Wo sind die transnationalen Netze ?

Nun haben die Belgier nicht nur aus Geldgier und genereller Unfähigkeit die Laufzeiten ihrer alten Reaktorblöcke zuletzt noch einmal um zehn Jahre verlängert. Sie haben das auch getan, weil sie den Strom wirklich brauchen. Denn nach wie vor gibt es keine Verbindung der Stromnetze zwischen Deutschland und Belgien. Sie können ihn also nicht in Deutschland kaufen. In Nordrhein-Westfalen gäbe es genug Strom, um die Nachbarn in der Not damit zu beliefern. Aber in den vergangenen Jahrzehnten haben es die europäischen Mitgliedsländer trotz steter Beschwörungen nicht geschafft, ihre Stromnetze miteinander zu verbinden. Was würde das kosten? Eine zweistellige Millionensumme im Fall von Deutschland und Belgien? Vielleicht sollten wir den Belgiern das Stück Trasse einfach schenken, finanziell können wir es uns doch gerade leisten. Selbst wenn wir den Nachbarn auch noch den Strom zu Rabattpreisen liefern würden - das wäre immer noch billiger, als die Gefahr der drohenden nuklearen Verseuchung einer ganzen Region. In Fukushima hatten die Offiziellen vorher auch behauptet, ein atomarer Unfall sei ganz und gar ausgeschlossen.

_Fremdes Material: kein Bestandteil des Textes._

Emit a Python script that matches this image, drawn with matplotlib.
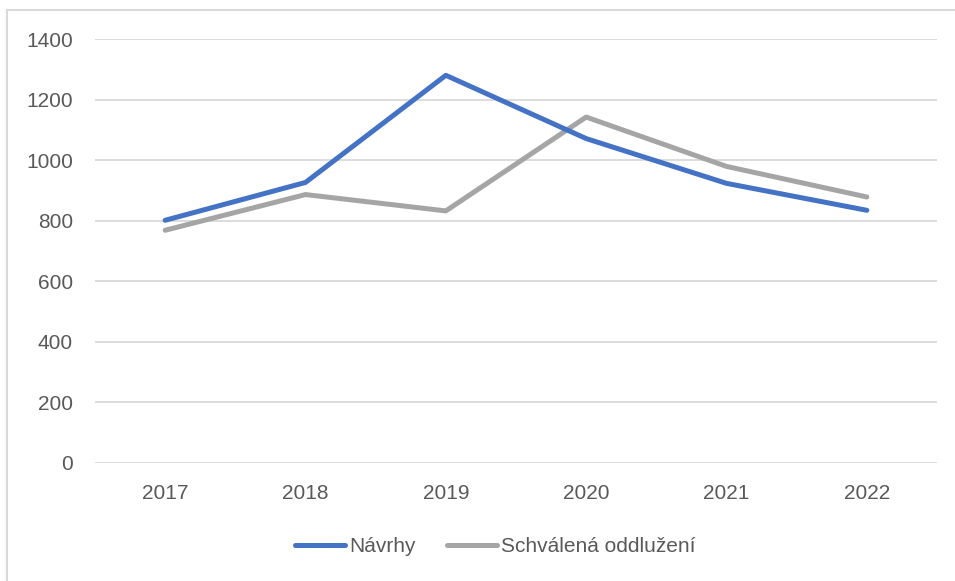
import matplotlib
matplotlib.use("Agg")
import matplotlib.pyplot as plt
from matplotlib.lines import Line2D

years = ["2017", "2018", "2019", "2020", "2021", "2022"]
navrhy = [802, 927, 1281, 1072, 924, 835]
schvalena = [769, 887, 833, 1143, 980, 879]
series_names = ["Návrhy", "Schválená oddlužení"]
yticks = [0, 200, 400, 600, 800, 1000, 1200, 1400]

plt.rcParams['font.family'] = ['Liberation Sans', 'DejaVu Sans']
txt = '#595959'

fig = plt.figure(figsize=(9.55, 5.81), dpi=100)
W, H = 955, 581
ax = fig.add_axes([95/W, 1 - 463/H, (937-95)/W, (463-39.3)/H])

x = list(range(len(years)))
blue = '#4472C4'
gray = '#A5A5A5'
ax.plot(x, navrhy, color=blue, lw=3.6, solid_capstyle='round', solid_joinstyle='round', zorder=3)
ax.plot(x, schvalena, color=gray, lw=3.6, solid_capstyle='round', solid_joinstyle='round', zorder=2)

ax.set_xlim(-0.5, len(years) - 0.5)
ax.set_ylim(0, 1400)
ax.set_yticks(yticks)
ax.set_yticklabels([str(v) for v in yticks])
ax.set_xticks(x)
ax.set_xticklabels(years)
ax.grid(axis='y', color='#D9D9D9', lw=1.3)
ax.set_axisbelow(True)
for s in ax.spines.values():
    s.set_visible(False)
ax.tick_params(axis='both', length=0, labelsize=15, colors=txt)
ax.tick_params(axis='y', pad=16)
ax.tick_params(axis='x', pad=15)

# chart border (top and left visible)
fig.add_artist(Line2D([7/W, 7/W], [0, 1 - 10/H], color='#D9D9D9', lw=1.5))
fig.add_artist(Line2D([7/W, 1], [1 - 10/H, 1 - 10/H], color='#D9D9D9', lw=1.5))

handles = [Line2D([], [], color=blue, lw=3.6, solid_capstyle='round'),
           Line2D([], [], color=gray, lw=3.6, solid_capstyle='round')]
leg = fig.legend(handles, series_names, loc='center', bbox_to_anchor=(495/W, 1 - 547/H),
                 ncol=2, frameon=False, fontsize=15, handlelength=2.4, handletextpad=0.2,
                 columnspacing=1.5)
for t in leg.get_texts():
    t.set_color(txt)

fig.savefig('out.png', dpi=100)
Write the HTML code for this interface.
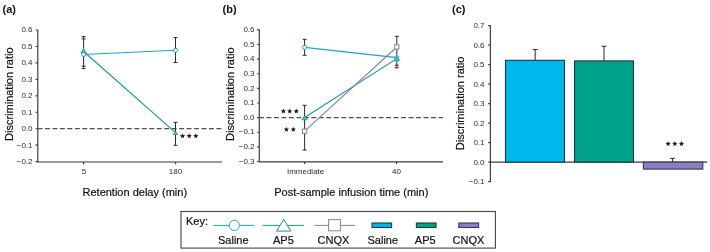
<!DOCTYPE html>
<html><head><meta charset="utf-8">
<style>
html,body{margin:0;padding:0;background:#fff;width:710px;height:252px;overflow:hidden}
svg{display:block;will-change:transform}
text{font-family:"Liberation Sans",sans-serif;fill:#111}
.t{font-size:8px}
.ttl{font-size:11px;stroke:#111;stroke-width:0.2px}
.t text{fill:#2a2a2a}
.pl{font-size:11px;font-weight:bold}
.ax{stroke:#3a3a3a;stroke-width:1.15;fill:none}
.eb{stroke:#2a2a2a;stroke-width:1;fill:none}
.dash{stroke:#505050;stroke-width:1.3;fill:none}
</style></head>
<body>
<svg width="710" height="252" viewBox="0 0 710 252">
<defs><path id="st" d="M0,-2.75L0.72,-0.99L2.615,-0.85L1.18,0.38L1.616,2.225L0,1.24L-1.616,2.225L-1.18,0.38L-2.615,-0.85L-0.72,-0.99Z" fill="#1a1a1a"/></defs>

<text class="pl" x="2.5" y="12.8">(a)</text>
<text class="ttl" transform="translate(12.6,94.2) rotate(-90)" text-anchor="middle">Discrimination ratio</text>
<path class="ax" d="M37.8 29.5V162.3M35.6 30H37.8M35.6 46.45H37.8M35.6 62.9H37.8M35.6 79.35H37.8M35.6 95.8H37.8M35.6 112.25H37.8M35.6 128.7H37.8M35.6 145.15H37.8M35.6 161.6H37.8"/>
<g class="t" text-anchor="end">
<text x="32.5" y="32.4">0.6</text>
<text x="32.5" y="48.85">0.5</text>
<text x="32.5" y="65.3">0.4</text>
<text x="32.5" y="81.75">0.3</text>
<text x="32.5" y="98.2">0.2</text>
<text x="32.5" y="114.65">0.1</text>
<text x="32.5" y="131.1">0.0</text>
<text x="32.5" y="147.55">−0.1</text>
<text x="32.5" y="164">−0.2</text>
</g>
<path class="ax" d="M37.3 162H222M83.6 162V164.2M175.6 162V164.2"/>
<path class="dash" d="M37.6 128.7H222" stroke-dasharray="4.9 2.55"/>
<g class="t" text-anchor="middle"><text x="84" y="173.5">5</text><text x="175.5" y="173.5">180</text></g>
<text class="ttl" x="134.8" y="195.7" text-anchor="middle">Retention delay (min)</text>
<path class="eb" d="M83.6 36.6V68.6M81.6 36.6H85.6M81.6 38.9H85.6M81.6 66.2H85.6M81.6 68.6H85.6"/>
<path class="eb" d="M175.5 37.6V62.6M173.5 37.6H177.5M173.5 62.6H177.5"/>
<path class="eb" d="M175.5 122.3V145.3M173.5 122.3H177.5M173.5 145.3H177.5"/>
<line x1="83.6" y1="54.5" x2="175.5" y2="50.2" stroke="#1fa0d0" stroke-width="1.1"/>
<line x1="83.6" y1="51.5" x2="175.5" y2="132.6" stroke="#139a88" stroke-width="1.1"/>
<polygon points="83.6,48.7 86.3,53.1 80.9,53.1" fill="#48c2b8" stroke="#139a88" stroke-width="0.8"/>
<circle cx="83.6" cy="54.5" r="2" fill="#fff" stroke="#1fa0d0" stroke-width="1"/>
<circle cx="175.5" cy="50.2" r="2" fill="#fff" stroke="#1fa0d0" stroke-width="1"/>
<polygon points="175.5,131.1 177.7,134.7 173.3,134.7" fill="#48c2b8" stroke="#139a88" stroke-width="0.8"/>
<use href="#st" x="182.5" y="136.06"/>
<use href="#st" x="189.2" y="136.06"/>
<use href="#st" x="195.8" y="136.06"/>
<text class="pl" x="222.5" y="12.8">(b)</text>
<text class="ttl" transform="translate(234.4,94.2) rotate(-90)" text-anchor="middle">Discrimination ratio</text>
<path class="ax" d="M259.3 29.32V162.1M257.1 29.82H259.3M257.1 44.45H259.3M257.1 59.08H259.3M257.1 73.71H259.3M257.1 88.34H259.3M257.1 102.97H259.3M257.1 117.6H259.3M257.1 132.23H259.3M257.1 146.86H259.3M257.1 161.49H259.3"/>
<g class="t" text-anchor="end">
<text x="254.5" y="32.02">0.6</text>
<text x="254.5" y="46.65">0.5</text>
<text x="254.5" y="61.28">0.4</text>
<text x="254.5" y="75.91">0.3</text>
<text x="254.5" y="90.54">0.2</text>
<text x="254.5" y="105.17">0.1</text>
<text x="254.5" y="119.8">0.0</text>
<text x="254.5" y="134.43">−0.1</text>
<text x="254.5" y="149.06">−0.2</text>
<text x="254.5" y="163.69">−0.3</text>
</g>
<path class="ax" d="M258.8 161.8H443M304.6 161.8V164M396.6 161.8V164"/>
<path class="dash" d="M259 117.6H443" stroke-dasharray="4.9 2.58"/>
<g class="t" text-anchor="middle"><text x="305.6" y="173.5">Immediate</text><text x="396.4" y="173.5">40</text></g>
<text class="ttl" x="351.3" y="195.7" text-anchor="middle">Post-sample infusion time (min)</text>
<path class="eb" d="M304.6 105.3V150M302.6 105.3H306.6M302.6 150H306.6"/>
<path class="eb" d="M304.6 39.3V55.3M302.6 39.3H306.6M302.6 55.3H306.6"/>
<path class="eb" d="M396.8 36.3V67.8M394.8 36.3H398.8M394.8 65.2H398.8M394.8 67.8H398.8"/>
<line x1="304.6" y1="47.4" x2="396.8" y2="57.6" stroke="#1fa0d0" stroke-width="1.1"/>
<line x1="304.6" y1="117.5" x2="396.8" y2="58.6" stroke="#139a88" stroke-width="1.1"/>
<line x1="304.6" y1="131.2" x2="396.8" y2="47" stroke="#857bb5" stroke-width="1.1"/>
<circle cx="304.6" cy="47.4" r="2" fill="#fff" stroke="#1fa0d0" stroke-width="1"/>
<circle cx="396.8" cy="57.6" r="2" fill="#fff" stroke="#1fa0d0" stroke-width="1"/>
<polygon points="304.6,115.8 307.3,119.8 301.9,119.8" fill="#48c2b8" stroke="#139a88" stroke-width="0.8"/>
<polygon points="396.8,56.2 399.6,60.8 394,60.8" fill="#3bbcd0" stroke="#139a88" stroke-width="0.8"/>
<rect x="302.45" y="129.05" width="4.3" height="4.3" fill="#fff" stroke="#857bb5" stroke-width="1"/>
<rect x="394.65" y="44.85" width="4.3" height="4.3" fill="#fff" stroke="#857bb5" stroke-width="1"/>
<use href="#st" x="283.4" y="111.36"/>
<use href="#st" x="289.7" y="111.36"/>
<use href="#st" x="296.3" y="111.36"/>
<use href="#st" x="286.4" y="129.46"/>
<use href="#st" x="293.3" y="129.46"/>
<text class="pl" x="452" y="12.8">(c)</text>
<text class="ttl" transform="translate(463.6,103.4) rotate(-90)" text-anchor="middle">Discrimination ratio</text>
<path class="ax" d="M490.4 25.1V182.1M488.2 25.6H490.4M488.2 45.1H490.4M488.2 64.6H490.4M488.2 84.1H490.4M488.2 103.6H490.4M488.2 123.1H490.4M488.2 142.6H490.4M488.2 162.1H490.4M488.2 181.6H490.4"/>
<g class="t" text-anchor="end">
<text x="484.5" y="28.2">0.7</text>
<text x="484.5" y="47.7">0.6</text>
<text x="484.5" y="67.2">0.5</text>
<text x="484.5" y="86.7">0.4</text>
<text x="484.5" y="106.2">0.3</text>
<text x="484.5" y="125.7">0.2</text>
<text x="484.5" y="145.2">0.1</text>
<text x="484.5" y="164.7">0.0</text>
<text x="484.5" y="184.2">−0.1</text>
</g>
<path class="ax" d="M490.4 162.1H707.3"/>
<path class="eb" d="M535.2 49.5V60.5M532.8 49.5H537.6"/>
<path class="eb" d="M604 46.3V61M601.6 46.3H606.4"/>
<path class="eb" d="M672.5 158.3V162M670.1 158.3H674.9"/>
<rect x="505.5" y="60.3" width="59" height="101.8" fill="#00b9ec" stroke="#1d3a40" stroke-width="1.1"/>
<rect x="574.5" y="60.9" width="59" height="101.2" fill="#00a28c" stroke="#1d3a40" stroke-width="1.1"/>
<rect x="643.4" y="162.1" width="59.4" height="7.0" fill="#8b7fc0" stroke="#3c3566" stroke-width="1.1"/>
<use href="#st" x="668.1" y="143.76"/>
<use href="#st" x="674.8" y="143.76"/>
<use href="#st" x="681.5" y="143.76"/>
<rect x="181" y="211.5" width="314.4" height="36.6" fill="none" stroke="#444" stroke-width="1.1"/>
<text class="ttl" x="186" y="224.8">Key:</text>
<line x1="213.3" y1="225.4" x2="254.2" y2="225.4" stroke="#1fa0d0" stroke-width="1"/>
<circle cx="234.3" cy="225.4" r="5.1" fill="#fff" stroke="#1fa0d0" stroke-width="1"/>
<line x1="262.5" y1="225.4" x2="304.2" y2="225.4" stroke="#139a88" stroke-width="1"/>
<polygon points="283.7,219.4 290.8,231.1 276.6,231.1" fill="#fff" stroke="#139a88" stroke-width="1"/>
<line x1="314.2" y1="225.4" x2="355" y2="225.4" stroke="#857bb5" stroke-width="1"/>
<rect x="328.6" y="219.6" width="11.8" height="11.2" fill="#fff" stroke="#857bb5" stroke-width="1"/>
<rect x="372" y="223" width="19.6" height="4.5" fill="#00b9ec" stroke="#1d3a40" stroke-width="1.1"/>
<rect x="416.4" y="223" width="19.6" height="4.5" fill="#00a28c" stroke="#1d3a40" stroke-width="1.1"/>
<rect x="458.8" y="223" width="19.8" height="4.5" fill="#8b7fc0" stroke="#3c3566" stroke-width="1.1"/>
<g class="ttl" text-anchor="middle">
<text x="233.3" y="243.6">Saline</text>
<text x="283.4" y="243.6">AP5</text>
<text x="333.4" y="243.6">CNQX</text>
<text x="382.8" y="243.6">Saline</text>
<text x="425.2" y="243.6">AP5</text>
<text x="468.4" y="243.6">CNQX</text>
</g>
</svg>
</body></html>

Notwendig ist also beides: Die Kontrollzuständigkeit für die Reaktorsicherheit in Brüssel anzusiedeln und die EU gleichzeitig mit den schärfsten Strafen auszustatten, um bei den Mitgliedern Gehorsam zu erzwingen. Und darüber hinaus muss der archaische Zustand beendet werden, dass wir zwar Tomaten im Binnenmarkt von Valencia nach Kiruna in Nordschweden transportieren, Strom aber vielfach weiterhin ein nationales Gut ist. Vielleicht halten die beiden Alt-AKWs Doel und Tihange noch ein weiteres Jahrzehnt durch. Nach der Pannenserie zu Weihnachten aber gibt es daran berechtigte Zweifel. Diese lebensgefährlichen Schrottreaktoren gehören abgeschaltet, und zwar sofort. Da hilft derzeit nur politischer Druck auf höchster Ebene.